* [Work required]:
Filter the entries, keeping every line with the word "chart".

* [Provided records]:
..........
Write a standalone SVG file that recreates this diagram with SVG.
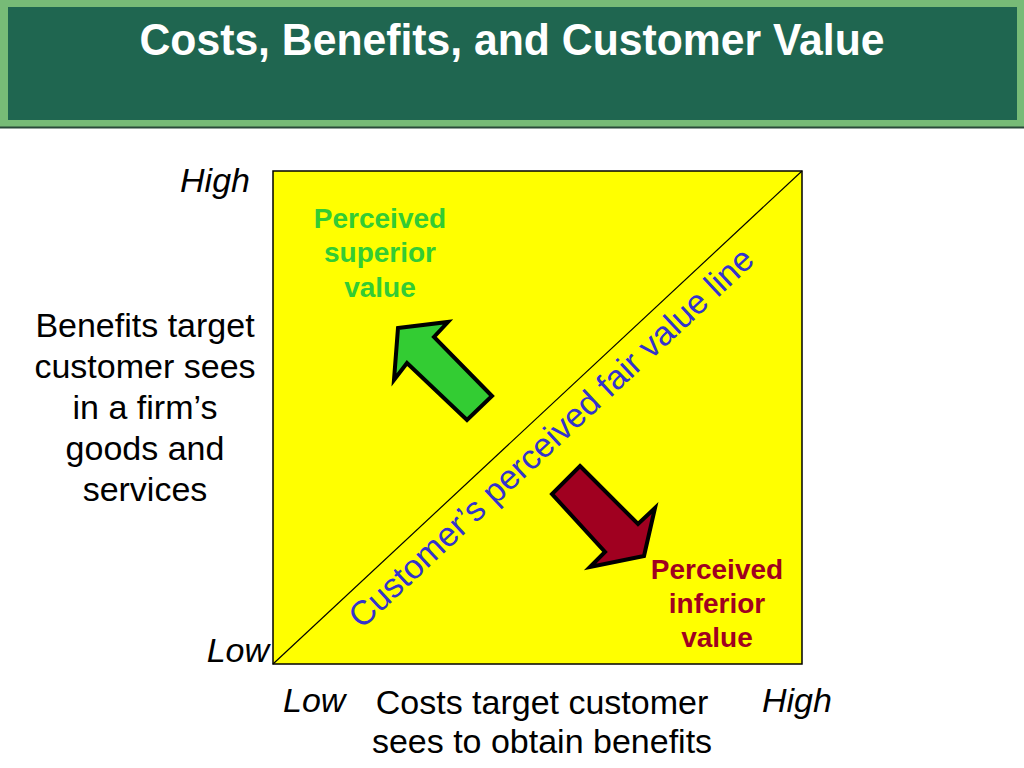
<svg xmlns="http://www.w3.org/2000/svg" width="1024" height="768" viewBox="0 0 1024 768">
<style>
.ax{font-family:"Liberation Sans",Arial,sans-serif;font-size:34px;fill:#000}
.it{font-style:italic}
.lbl{font-family:"Liberation Sans",Arial,sans-serif;font-size:28px;font-weight:bold;text-anchor:middle}
.arrow{stroke:#000;stroke-width:4;stroke-linejoin:miter}
</style>
<rect width="1024" height="768" fill="#fff"/>
<g id="header">
<rect x="0" y="0" width="1024" height="128" fill="#77bb77"/>
<rect x="8" y="7" width="1009" height="113" fill="#1f6650"/>
<line x1="0" y1="127.5" x2="1024" y2="127.5" stroke="#2a4a3a" stroke-width="2"/>
<text x="512" y="55" text-anchor="middle" font-family="'Liberation Sans',Arial,sans-serif" font-size="44" font-weight="bold" fill="#fff" textLength="745" lengthAdjust="spacingAndGlyphs">Costs, Benefits, and Customer Value</text>
</g>
<g id="chart">
<rect x="273" y="171" width="529" height="493" fill="#ffff00" stroke="#000" stroke-width="1.5"/>
</g>
<g id="connectors">
<line x1="273" y1="664" x2="802" y2="171" stroke="#000" stroke-width="1.2"/>
</g>
<g id="fair-value-label">
<text transform="translate(559,446) rotate(-43)" text-anchor="middle" font-family="'Liberation Sans',Arial,sans-serif" font-size="34" fill="#3333cc">Customer’s perceived fair value line</text>
</g>
<g id="superior-arrow">
<polygon class="arrow" fill="#33cc33" points="398,328 448,322 434,337 492,396 467,420 407,363 394,380"/>
</g>
<g id="inferior-arrow">
<polygon class="arrow" fill="#a00020" points="580,466 638,524 655,508 644,556 590,567 605,552 552,494"/>
</g>
<g id="superior-label">
<text class="lbl" fill="#33cc33" x="380" y="228">Perceived</text>
<text class="lbl" fill="#33cc33" x="380" y="262">superior</text>
<text class="lbl" fill="#33cc33" x="380" y="297">value</text>
</g>
<g id="inferior-label">
<text class="lbl" fill="#a00020" x="717" y="579">Perceived</text>
<text class="lbl" fill="#a00020" x="717" y="613">inferior</text>
<text class="lbl" fill="#a00020" x="717" y="647">value</text>
</g>
<g id="y-axis">
<text class="ax it" x="250" y="192" text-anchor="end">High</text>
<text class="ax it" x="269" y="662" text-anchor="end">Low</text>
<g text-anchor="middle">
<text class="ax" x="145" y="337">Benefits target</text>
<text class="ax" x="145" y="378">customer sees</text>
<text class="ax" x="145" y="419">in a firm’s</text>
<text class="ax" x="145" y="460">goods and</text>
<text class="ax" x="145" y="501">services</text>
</g>
</g>
<g id="x-axis">
<text class="ax it" x="283" y="712">Low</text>
<text class="ax it" x="762" y="712">High</text>
<text class="ax" x="542" y="714" text-anchor="middle">Costs target customer</text>
<text class="ax" x="542" y="753" text-anchor="middle">sees to obtain benefits</text>
</g>
</svg>
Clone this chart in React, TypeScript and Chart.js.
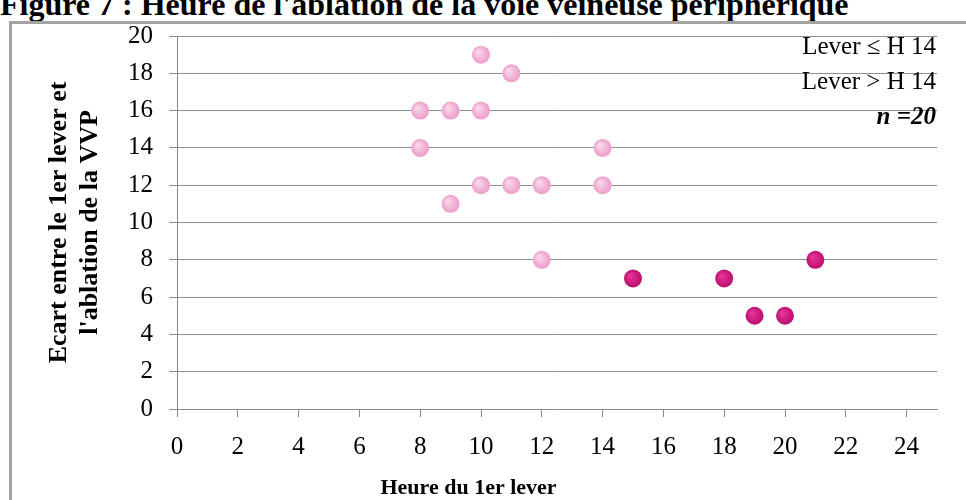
..........
* [Reply]:
<g id="chart">
Clone this chart in React, TypeScript and Chart.js.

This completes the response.